Compare that earlier process to now, how the national and Navy strategies get made, how our naval decisionmakers communicate, and how we think about the ships we say we need to build. The last time I saw it, it seemed to me we did Bottom-Up Reviews that start with a predetermined conclusion given to us from on high by the high ranking guy who said that “x” number of ships “felt right”–all well and good to run analysis by colonic extraction on occasion, but if so why spend all that power point time trying to justify what you already decided? If we built that presentation, who looks at it overall and checks it against what we said a couple of years ago?
Is the reason why we don’t appear, from this distance from the Pentagon, to be building a new and innovative strategy that logically posits a range of asset mixes from which we can pull a given number and mix of ships and planes and people, because we’re so stuck in the day-to-day of building each year’s budget and defending it against raids in the zero sum world? Is it because we didn’t quite grow up thinking those egghead thoughts about strategy? Is it that we organizationally have forgotten how to argue about what matters?
Maybe there’s some other reason, or I’m not detecting something going on, but I would point to those reasons as to why we aren’t feeling too confident about the number and mix of ships even if we could build those ships.
Where We Are Now
In the email yesterday, a quote from Rep. Skelton in some hearing or other:
Opening Statement of Chairman Ike Skelton (D-MO)

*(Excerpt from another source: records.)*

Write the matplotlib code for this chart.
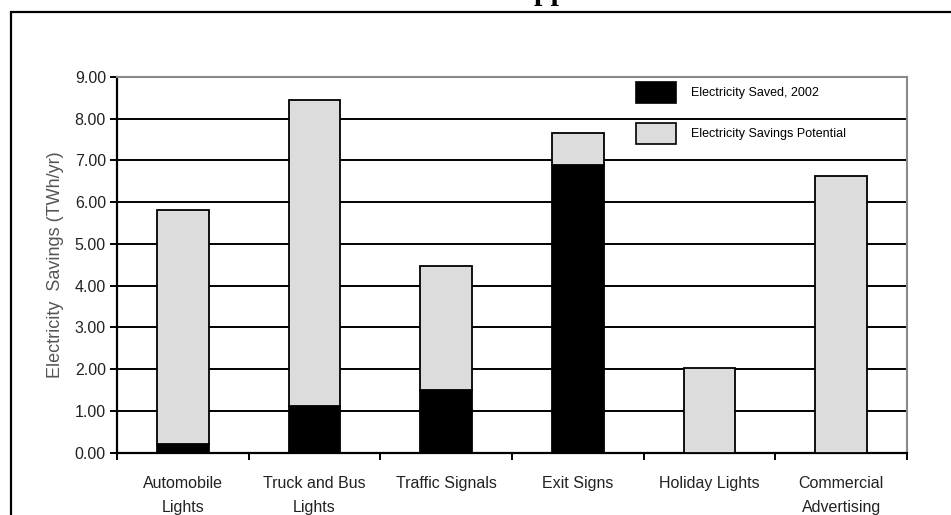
import matplotlib.pyplot as plt
from matplotlib.patches import Patch, Rectangle

plt.rcParams['font.family'] = ['Liberation Sans', 'DejaVu Sans']

categories = ['Automobile\nLights', 'Truck and Bus\nLights', 'Traffic Signals',
              'Exit Signs', 'Holiday Lights', 'Commercial\nAdvertising']
saved_2002 = [0.21, 1.13, 1.50, 6.88, 0.0, 0.0]
savings_potential = [5.61, 7.33, 2.98, 0.78, 2.02, 6.63]
yticks = [0, 1, 2, 3, 4, 5, 6, 7, 8, 9]

W, H = 951, 515
fig = plt.figure(figsize=(W / 100, H / 100), dpi=100)
ax = fig.add_axes([117 / W, 1 - 452.7 / H, 790 / W, 375.7 / H])

# cut off title and page box of the scanned document
fig.text(674 / W, 1.0, 'LED Niche Applications', ha='right', va='baseline',
         fontsize=21.6, fontweight='bold', family='Liberation Serif')
fig.add_artist(Rectangle((11 / W, -0.1), 1.2, 1.1 - 12 / H, transform=fig.transFigure,
                         fill=False, edgecolor='black', linewidth=1.6))

x = range(len(categories))
ax.bar(x, saved_2002, width=0.39, color='black', edgecolor='black', linewidth=1.3, zorder=3)
ax.bar(x, savings_potential, width=0.39, bottom=saved_2002, color='#dcdcdc',
       edgecolor='black', linewidth=1.3, zorder=3)

ax.set_xlim(-0.5, len(categories) - 0.5)
ax.set_ylim(0, 9)
ax.set_yticks(yticks)
ax.set_yticklabels(['%.2f' % v for v in yticks])
ax.yaxis.grid(True, color='black', linewidth=1.4)
ax.set_axisbelow(True)

ax.set_xticks(list(x))
ax.set_xticklabels(categories, linespacing=1.7)
ax.set_xticks([i - 0.5 for i in range(len(categories) + 1)], minor=True)
ax.tick_params(axis='x', which='major', length=0, pad=17, labelsize=11.5, labelcolor='#222222')
ax.tick_params(axis='x', which='minor', length=5, width=1.4, direction='out')
ax.tick_params(axis='y', length=5, width=1.4, direction='out', labelsize=11.5,
               labelcolor='#222222', pad=3)

for s in ['left', 'bottom']:
    ax.spines[s].set_linewidth(1.6)
    ax.spines[s].set_color('black')
for s in ['top', 'right']:
    ax.spines[s].set_linewidth(1.5)
    ax.spines[s].set_color('#8a8a8a')

ax.set_ylabel('Electricity  Savings (TWh/yr)', fontsize=13, color='#555555', labelpad=8)

handles = [Patch(facecolor='black', edgecolor='black', linewidth=1.2),
           Patch(facecolor='#dcdcdc', edgecolor='black', linewidth=1.2)]
ax.legend(handles, ['Electricity Saved, 2002', 'Electricity Savings Potential'],
          loc='upper left', bbox_to_anchor=(636 / W, 1 - 82 / H),
          bbox_transform=fig.transFigure, frameon=False, fontsize=9,
          handlelength=3.2, handleheight=2.2, handletextpad=1.2, labelspacing=1.6,
          borderpad=0, borderaxespad=0)

fig.savefig('out.png', dpi=100, facecolor='white')
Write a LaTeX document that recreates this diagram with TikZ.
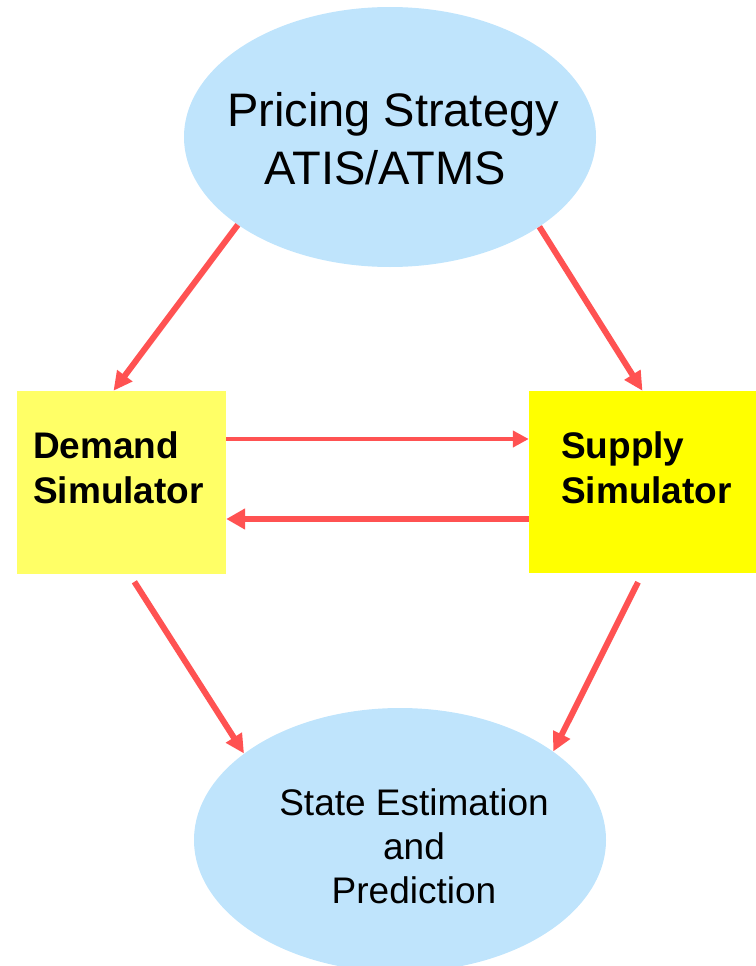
\documentclass[tikz,border=0pt]{standalone}
\usepackage{fontspec}
\setmainfont{Liberation Sans}
\usetikzlibrary{arrows.meta,shapes.geometric}
\definecolor{bubblefill}{RGB}{191,228,252}
\definecolor{demandyel}{RGB}{255,255,102}
\definecolor{supplyyel}{RGB}{255,255,0}
\definecolor{arrowred}{RGB}{255,82,82}
\begin{document}
\begin{tikzpicture}[x=1pt,y=-1pt,
  bubble/.style={ellipse, fill=bubblefill, draw=none, inner sep=0pt, minimum width=412pt},
  simbox/.style={rectangle, draw=none, inner sep=0pt},
  boxtext/.style={inner sep=0pt, anchor=west, align=left, font=\bfseries\fontsize{37}{45}\selectfont},
  flow/.style={draw=arrowred, line width=6pt, -{Triangle[length=19pt,width=18pt]}},
  flowthin/.style={draw=arrowred, line width=4.5pt, -{Triangle[length=16pt,width=16pt]}},
  flowthick/.style={draw=arrowred, line width=6.5pt, -{Triangle[length=19pt,width=20pt]}}]
\useasboundingbox (0,0) rectangle (755,966);

% nodes
\node[bubble, minimum height=260pt] (pricing) at (390,137) {};
\node[inner sep=0pt, align=center, font=\fontsize{47}{58}\selectfont] (pricingtxt) at (385,139) {\hspace*{16pt}Pricing Strategy\\ATIS/ATMS};

\node[simbox, fill=demandyel, minimum width=209pt, minimum height=183pt] (demand) at (121.5,482.5) {};
\node[boxtext] (demandtxt) at (33,467.5) {Demand\\Simulator};

\node[simbox, fill=supplyyel, minimum width=227pt, minimum height=182pt] (supply) at (642.5,482) {};
\node[boxtext] (supplytxt) at (561,467.5) {Supply\\Simulator};

\node[bubble, minimum height=264pt] (state) at (400,840) {};
\node[inner sep=0pt, align=center, font=\fontsize{37}{44}\selectfont] (statetxt) at (414,846) {State Estimation\\and\\Prediction};

% connectors
\draw[flow] (pricing.210) -- (demand.95);
\draw[flow] (pricing.-31) -- (supply.north);
\draw[flowthin] ([yshift=43.5pt]demand.east) -- ([yshift=43pt]supply.west);
\draw[flowthick] ([yshift=-37pt]supply.west) -- ([yshift=-36.5pt]demand.east);
\draw[flow, shorten <=9pt] (demand.-85) -- (state.151);
\draw[flow, shorten <=10pt] (supply.south) -- (state.30);
\end{tikzpicture}
\end{document}
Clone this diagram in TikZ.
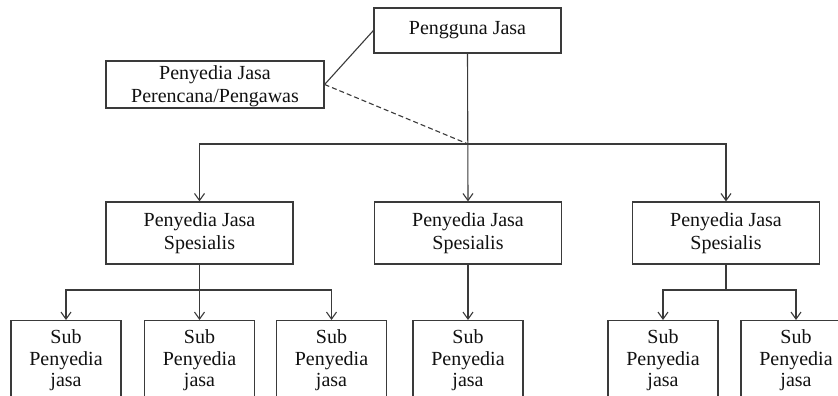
\documentclass[tikz,border=0pt]{standalone}
\usepackage{fontspec}
\setmainfont{Liberation Serif}
\usetikzlibrary{arrows.meta}
\definecolor{ln}{HTML}{3A3A3A}
\definecolor{tx}{HTML}{111111}
\tikzset{
  box/.style={draw=ln, line width=1.2pt, text=tx, align=center, inner sep=0pt},
  topbox/.style={box, font=\fontsize{20}{23}\selectfont},
  specbox/.style={box, minimum width=187pt, minimum height=62pt, font=\fontsize{20}{23}\selectfont},
  subbox/.style={box, minimum width=110pt, minimum height=80pt, font=\fontsize{20}{21.5}\selectfont},
  conn/.style={draw=ln, line width=1.1pt},
  arr/.style={conn, -{Straight Barb[length=7pt,width=10pt]}},
  dsh/.style={conn, dash pattern=on 5pt off 3pt}
}
\begin{document}
\begin{tikzpicture}[x=1pt, y=-1pt]
\useasboundingbox (0,0) rectangle (838,396);
\clip (0,0) rectangle (838,396);
\fill[white] (0,0) rectangle (838,396);
% top level
\node[topbox, minimum width=187pt, minimum height=45pt] (pg) at (467.5,30.5) {Pengguna Jasa};
\node[topbox, minimum width=218pt, minimum height=47pt, text depth=0pt] (pp) at (215,84.5) {Penyedia Jasa\\Perencana/Pengawas};
% specialist level
\node[specbox] (s1) at (199.5,233) {Penyedia Jasa\\Spesialis};
\node[specbox] (s2) at (468,233) {Penyedia Jasa\\Spesialis};
\node[specbox] (s3) at (726,233) {Penyedia Jasa\\Spesialis};
% sub level
\node[subbox, anchor=north] (a) at (66,320) {Sub\\Penyedia\\jasa};
\node[subbox, anchor=north] (b) at (199.5,320) {Sub\\Penyedia\\jasa};
\node[subbox, anchor=north] (c) at (331.5,320) {Sub\\Penyedia\\jasa};
\node[subbox, anchor=north] (d) at (468,320) {Sub\\Penyedia\\jasa};
\node[subbox, anchor=north] (e) at (663,320) {Sub\\Penyedia\\jasa};
\node[subbox, anchor=north] (f) at (796,320) {Sub\\Penyedia\\jasa};
% junctions
\coordinate (j) at (468,144);
\coordinate (j1) at (199.5,290);
\coordinate (j3) at (726,290);
% connectors
\draw[conn] (pp.east) -- (pg.west);
\draw[dsh] (pp.east) -- (j);
\draw[arr] (pg.south) -- (s2.north);
\draw[arr] (j) -| (s1.north);
\draw[arr] (j) -| (s3.north);
\draw[arr] (s1.south) -- (b.north);
\draw[arr] (j1) -| (a.north);
\draw[arr] (j1) -| (c.north);
\draw[arr] (s2.south) -- (d.north);
\draw[conn] (s3.south) -- (j3);
\draw[arr] (j3) -| (e.north);
\draw[arr] (j3) -| (f.north);
\end{tikzpicture}
\end{document}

Hearing on U.S. Navy and Marine Corps Budget Request
I am very concerned with the shipbuilding program. Over the past two years this committee has been repeatedly told that a stable shipbuilding program has arrived. Yet, this budget request reduces the five year shipbuilding goal by 13 ships, from 60 to 47, and requests only seven ships this year. “Furthermore, two of the three shipbuilding programs currently executing on cost and on schedule, the DDG 51 Destroyer and the LPD 17 Amphibious Assault ship, are being closed down. The third program, the Virginia Class submarine, has been held at one ship per year for 8 years longer than originally briefed to the Congress. I find it almost inexplicable that we would choose to close or slow down the shipbuilding programs that are working. “I am also very concerned about the progress of the Littoral Combat Ship. By the Navy’s own admission, this program was misguided and mishandled from the very beginning. A ship that was originally scheduled to cost $220 million will now cost upwards of $450 million, if not more. The Defense Department and the Department of the Navy have repeatedly affirmed that a 313-ship Navy is the minimum required to meet our national military strategy. Many of us feel the ideal number is significantly larger than that. The Navy’s plan to get to 313 relies heavily on the LCS. But two ships, already authorized and appropriated, were cancelled last year. Why?
There’s lots of effort and talking and no results–so which effort is useless?